- Provided material:
________________________
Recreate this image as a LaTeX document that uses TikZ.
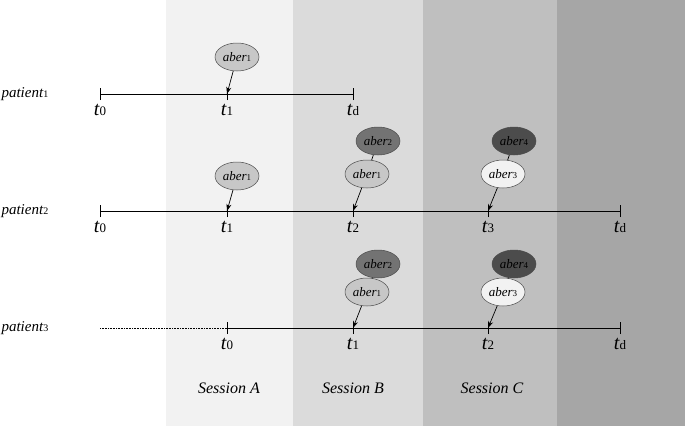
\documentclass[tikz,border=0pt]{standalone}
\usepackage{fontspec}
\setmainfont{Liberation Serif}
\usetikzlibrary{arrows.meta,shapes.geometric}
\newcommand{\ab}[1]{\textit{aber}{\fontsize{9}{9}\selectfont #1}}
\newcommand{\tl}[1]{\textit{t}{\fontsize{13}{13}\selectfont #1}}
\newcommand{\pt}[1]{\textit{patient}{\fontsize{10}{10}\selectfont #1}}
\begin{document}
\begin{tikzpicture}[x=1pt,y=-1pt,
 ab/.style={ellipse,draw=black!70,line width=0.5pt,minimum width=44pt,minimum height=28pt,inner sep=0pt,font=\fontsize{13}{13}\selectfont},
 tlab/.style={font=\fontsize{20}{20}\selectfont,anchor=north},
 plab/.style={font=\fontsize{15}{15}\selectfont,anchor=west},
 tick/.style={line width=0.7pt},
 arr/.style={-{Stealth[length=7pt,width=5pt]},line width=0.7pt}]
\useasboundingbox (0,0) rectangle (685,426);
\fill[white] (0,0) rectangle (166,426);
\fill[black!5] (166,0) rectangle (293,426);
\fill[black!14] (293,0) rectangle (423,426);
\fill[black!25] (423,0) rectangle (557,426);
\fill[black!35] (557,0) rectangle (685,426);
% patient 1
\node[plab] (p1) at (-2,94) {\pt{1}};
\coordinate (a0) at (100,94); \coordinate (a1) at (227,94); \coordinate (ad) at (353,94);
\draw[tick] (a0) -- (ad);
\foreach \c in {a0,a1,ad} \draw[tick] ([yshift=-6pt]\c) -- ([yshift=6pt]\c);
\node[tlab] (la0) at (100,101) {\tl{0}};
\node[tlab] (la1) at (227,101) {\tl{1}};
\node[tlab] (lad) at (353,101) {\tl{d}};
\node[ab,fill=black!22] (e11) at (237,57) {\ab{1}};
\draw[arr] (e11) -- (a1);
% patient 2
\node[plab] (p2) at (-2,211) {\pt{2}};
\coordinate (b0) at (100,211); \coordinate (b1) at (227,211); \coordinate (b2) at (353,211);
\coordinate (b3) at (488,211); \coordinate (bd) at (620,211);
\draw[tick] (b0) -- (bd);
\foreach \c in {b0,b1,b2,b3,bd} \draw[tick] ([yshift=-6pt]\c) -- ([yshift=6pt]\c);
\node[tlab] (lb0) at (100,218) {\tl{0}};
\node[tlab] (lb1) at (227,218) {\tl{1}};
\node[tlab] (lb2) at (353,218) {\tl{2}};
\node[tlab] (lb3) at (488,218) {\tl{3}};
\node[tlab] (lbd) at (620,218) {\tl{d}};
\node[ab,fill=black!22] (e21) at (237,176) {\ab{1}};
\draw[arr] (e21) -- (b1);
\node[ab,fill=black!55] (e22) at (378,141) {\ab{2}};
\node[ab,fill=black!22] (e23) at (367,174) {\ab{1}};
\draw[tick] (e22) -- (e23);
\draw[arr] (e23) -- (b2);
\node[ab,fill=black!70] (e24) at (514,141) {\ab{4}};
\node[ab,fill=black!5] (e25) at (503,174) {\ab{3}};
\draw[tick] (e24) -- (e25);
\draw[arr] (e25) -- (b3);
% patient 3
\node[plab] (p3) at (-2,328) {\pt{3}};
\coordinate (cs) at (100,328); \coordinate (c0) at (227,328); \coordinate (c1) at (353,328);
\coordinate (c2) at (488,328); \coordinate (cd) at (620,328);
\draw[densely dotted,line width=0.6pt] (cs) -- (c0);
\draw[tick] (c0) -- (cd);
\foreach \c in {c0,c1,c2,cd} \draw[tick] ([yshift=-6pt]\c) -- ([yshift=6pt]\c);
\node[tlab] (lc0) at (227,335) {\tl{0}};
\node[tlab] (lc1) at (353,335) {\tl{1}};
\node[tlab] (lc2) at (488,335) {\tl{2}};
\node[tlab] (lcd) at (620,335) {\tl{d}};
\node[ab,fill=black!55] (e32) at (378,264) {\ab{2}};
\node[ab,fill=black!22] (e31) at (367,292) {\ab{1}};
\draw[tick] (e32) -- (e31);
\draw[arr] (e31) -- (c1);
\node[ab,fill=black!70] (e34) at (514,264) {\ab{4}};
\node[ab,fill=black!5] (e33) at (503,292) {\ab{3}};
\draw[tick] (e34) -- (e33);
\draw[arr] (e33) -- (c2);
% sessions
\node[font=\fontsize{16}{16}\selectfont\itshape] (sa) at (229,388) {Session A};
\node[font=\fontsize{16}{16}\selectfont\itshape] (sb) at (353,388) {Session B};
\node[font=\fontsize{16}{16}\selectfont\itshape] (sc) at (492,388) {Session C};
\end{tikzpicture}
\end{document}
________________________
- What you are asked to do: Copy the listing exactly. Any image in it stays out of the copy.

- Solution to this exercise:
Recreate this image as a LaTeX document that uses TikZ.
\documentclass[tikz,border=0pt]{standalone}
\usepackage{fontspec}
\setmainfont{Liberation Serif}
\usetikzlibrary{arrows.meta,shapes.geometric}
\newcommand{\ab}[1]{\textit{aber}{\fontsize{9}{9}\selectfont #1}}
\newcommand{\tl}[1]{\textit{t}{\fontsize{13}{13}\selectfont #1}}
\newcommand{\pt}[1]{\textit{patient}{\fontsize{10}{10}\selectfont #1}}
\begin{document}
\begin{tikzpicture}[x=1pt,y=-1pt,
 ab/.style={ellipse,draw=black!70,line width=0.5pt,minimum width=44pt,minimum height=28pt,inner sep=0pt,font=\fontsize{13}{13}\selectfont},
 tlab/.style={font=\fontsize{20}{20}\selectfont,anchor=north},
 plab/.style={font=\fontsize{15}{15}\selectfont,anchor=west},
 tick/.style={line width=0.7pt},
 arr/.style={-{Stealth[length=7pt,width=5pt]},line width=0.7pt}]
\useasboundingbox (0,0) rectangle (685,426);
\fill[white] (0,0) rectangle (166,426);
\fill[black!5] (166,0) rectangle (293,426);
\fill[black!14] (293,0) rectangle (423,426);
\fill[black!25] (423,0) rectangle (557,426);
\fill[black!35] (557,0) rectangle (685,426);
% patient 1
\node[plab] (p1) at (-2,94) {\pt{1}};
\coordinate (a0) at (100,94); \coordinate (a1) at (227,94); \coordinate (ad) at (353,94);
\draw[tick] (a0) -- (ad);
\foreach \c in {a0,a1,ad} \draw[tick] ([yshift=-6pt]\c) -- ([yshift=6pt]\c);
\node[tlab] (la0) at (100,101) {\tl{0}};
\node[tlab] (la1) at (227,101) {\tl{1}};
\node[tlab] (lad) at (353,101) {\tl{d}};
\node[ab,fill=black!22] (e11) at (237,57) {\ab{1}};
\draw[arr] (e11) -- (a1);
% patient 2
\node[plab] (p2) at (-2,211) {\pt{2}};
\coordinate (b0) at (100,211); \coordinate (b1) at (227,211); \coordinate (b2) at (353,211);
\coordinate (b3) at (488,211); \coordinate (bd) at (620,211);
\draw[tick] (b0) -- (bd);
\foreach \c in {b0,b1,b2,b3,bd} \draw[tick] ([yshift=-6pt]\c) -- ([yshift=6pt]\c);
\node[tlab] (lb0) at (100,218) {\tl{0}};
\node[tlab] (lb1) at (227,218) {\tl{1}};
\node[tlab] (lb2) at (353,218) {\tl{2}};
\node[tlab] (lb3) at (488,218) {\tl{3}};
\node[tlab] (lbd) at (620,218) {\tl{d}};
\node[ab,fill=black!22] (e21) at (237,176) {\ab{1}};
\draw[arr] (e21) -- (b1);
\node[ab,fill=black!55] (e22) at (378,141) {\ab{2}};
\node[ab,fill=black!22] (e23) at (367,174) {\ab{1}};
\draw[tick] (e22) -- (e23);
\draw[arr] (e23) -- (b2);
\node[ab,fill=black!70] (e24) at (514,141) {\ab{4}};
\node[ab,fill=black!5] (e25) at (503,174) {\ab{3}};
\draw[tick] (e24) -- (e25);
\draw[arr] (e25) -- (b3);
% patient 3
\node[plab] (p3) at (-2,328) {\pt{3}};
\coordinate (cs) at (100,328); \coordinate (c0) at (227,328); \coordinate (c1) at (353,328);
\coordinate (c2) at (488,328); \coordinate (cd) at (620,328);
\draw[densely dotted,line width=0.6pt] (cs) -- (c0);
\draw[tick] (c0) -- (cd);
\foreach \c in {c0,c1,c2,cd} \draw[tick] ([yshift=-6pt]\c) -- ([yshift=6pt]\c);
\node[tlab] (lc0) at (227,335) {\tl{0}};
\node[tlab] (lc1) at (353,335) {\tl{1}};
\node[tlab] (lc2) at (488,335) {\tl{2}};
\node[tlab] (lcd) at (620,335) {\tl{d}};
\node[ab,fill=black!55] (e32) at (378,264) {\ab{2}};
\node[ab,fill=black!22] (e31) at (367,292) {\ab{1}};
\draw[tick] (e32) -- (e31);
\draw[arr] (e31) -- (c1);
\node[ab,fill=black!70] (e34) at (514,264) {\ab{4}};
\node[ab,fill=black!5] (e33) at (503,292) {\ab{3}};
\draw[tick] (e34) -- (e33);
\draw[arr] (e33) -- (c2);
% sessions
\node[font=\fontsize{16}{16}\selectfont\itshape] (sa) at (229,388) {Session A};
\node[font=\fontsize{16}{16}\selectfont\itshape] (sb) at (353,388) {Session B};
\node[font=\fontsize{16}{16}\selectfont\itshape] (sc) at (492,388) {Session C};
\end{tikzpicture}
\end{document}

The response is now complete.